No need to EQ the batteries separately assuming they are in series. Just set the charger to 2.6 vpc and monitor the charge with a hydrometer.

Refer to Trojan Owners Manual


----------



## EVfun (Mar 14, 2010)

And what does an Equalization charge do to a pack? Why, it balances them at the top again, and provides a little extra stirring of the electrolyte in the process. Lead acid batteries just happen to have their own built in shunt regulator in the form of a side reaction known as electrolysis.


----------



## Sunking (Aug 10, 2009)

EVfun said:


> And what does an Equalization charge do to a pack? Why, it balances them at the top again, and provides a little extra stirring of the electrolyte in the process. Lead acid batteries just happen to have their own built in shunt regulator in the form of a side reaction known as electrolysis.


The EQ process is done to remove any sulfation that may have occurred during low-charge conditions. Stratification is not an issue in a mobile batteries, only stationary applications with low C/X charge rates of less than C/12.


----------



## dragonsgate (May 19, 2012)

EVfun said:


> And what does an Equalization charge do to a pack? Why, it balances them at the top again, and provides a little extra stirring of the electrolyte in the process. Lead acid batteries just happen to have their own built in shunt regulator in the form of a side reaction known as electrolysis.


"Lead acid batteries are a contradiction to their selves. If you under charge them you screw them up. If you over charge them you screw them up. If you seem to do everything just right they screw up on theirown."
At three months the 105’s should be broken in by now. What charger are you using? I have had pretty good luck with Trojan batteries. I am using the T875 eight volt. I usually shut the charger off when the batteries start to gas and let it run the full equalization every 10th or 12th time. The packs have lasted about three and a half years at around 650 charges. I don’t do much else other than check the terminals for corrosion and tightness and make sure the water is up where it should be.


----------



## [email protected] (Jun 14, 2011)

My T105s are all in great shape. I want to keep them that way.
I have a ziban charger set for (24) 6 volt batteries. 
So, you do not have to balance flooded lead acid batteries. 
They self-balance by gassing. The more the gassing the more often you have to add water. The Lee Hart BMS may not be required in balancing but would it reduce watering by preventing gassing. Even adding distilled water you can change the PH and even though the jug says distilled
water, who is to say? I don't like the idea of adding water if possible.
Gassing is also corrosive. 

Any thought on adding Lee Hart's BMS to reduce watering?


----------



## Ziggythewiz (May 16, 2010)

If you want to reduce watering, you should reduce your charge cycle.

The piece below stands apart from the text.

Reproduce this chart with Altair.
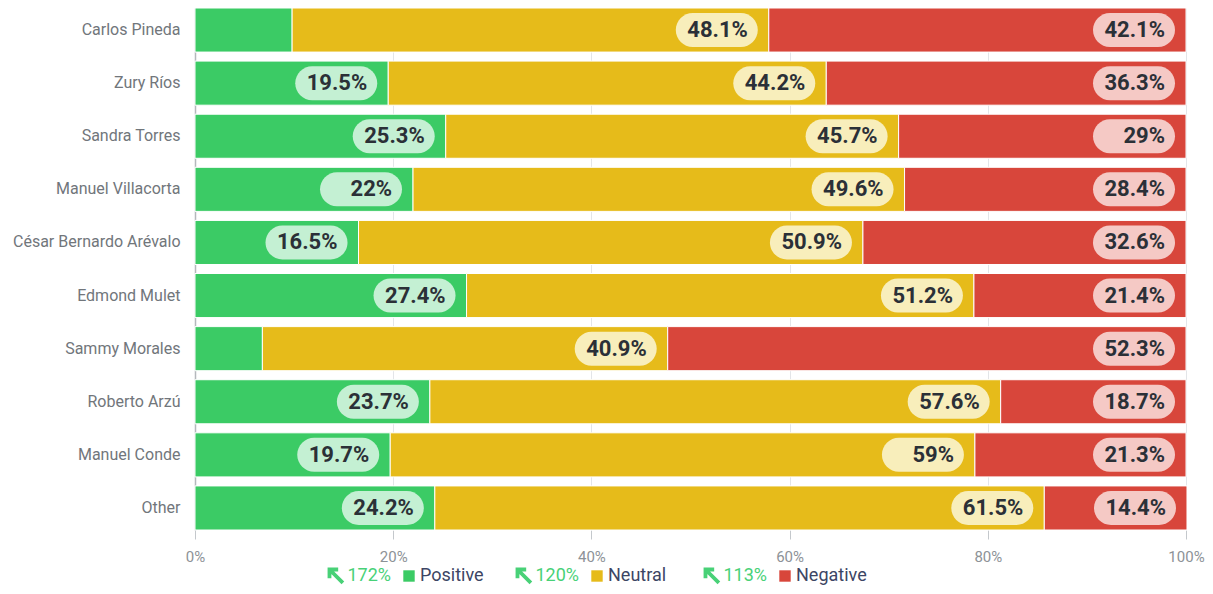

My recommended charge cycle goes up to ~2.65 VPC where they gas vigorously, but lately I've switched to an AGM profile that doesn't go so high and they just lightly gas and it takes 30% less power. Hopefully by going easier on them they'll last longer, watering was never an issue anyway though.


----------



## dragonsgate (May 19, 2012)

You will eventually need to add water no matter what you do. The batteries gas to some degree when pulling load. The specific gravity is what you keep an eye on. Too much water and the specific gravity is to low and not enough water and the gravity is to high. You should never add extra acid or have to unless the electrolyte has been lost from a spill. To gas or not to gas. Charging all of the time with out gassing can cause the plates to get brittle and too much gassing erodes them away. 
You just have to try and find a happy medium. 
When I first started out I was always checking with the hydrometer and taking readings and stuff. It was kind of like the first child. You are constantly checking on them and your life revolves around them. Almost 4 years later when I got the second battery pack it was kind of like the second child. Keep them clothed and fed and other than that they are pretty much on their own. In the case of the batteries do a weekly check of the water level make sure the lugs are snug and clean as well as wiping any dirt off of the battery tops.


----------



## Ziggythewiz (May 16, 2010)

I don't know why people go on about specific gravity. If you never add acid it doesn't matter. Just charge 'em and check the water occasionally. I fill mine twice a year and they've never been terribly low.


----------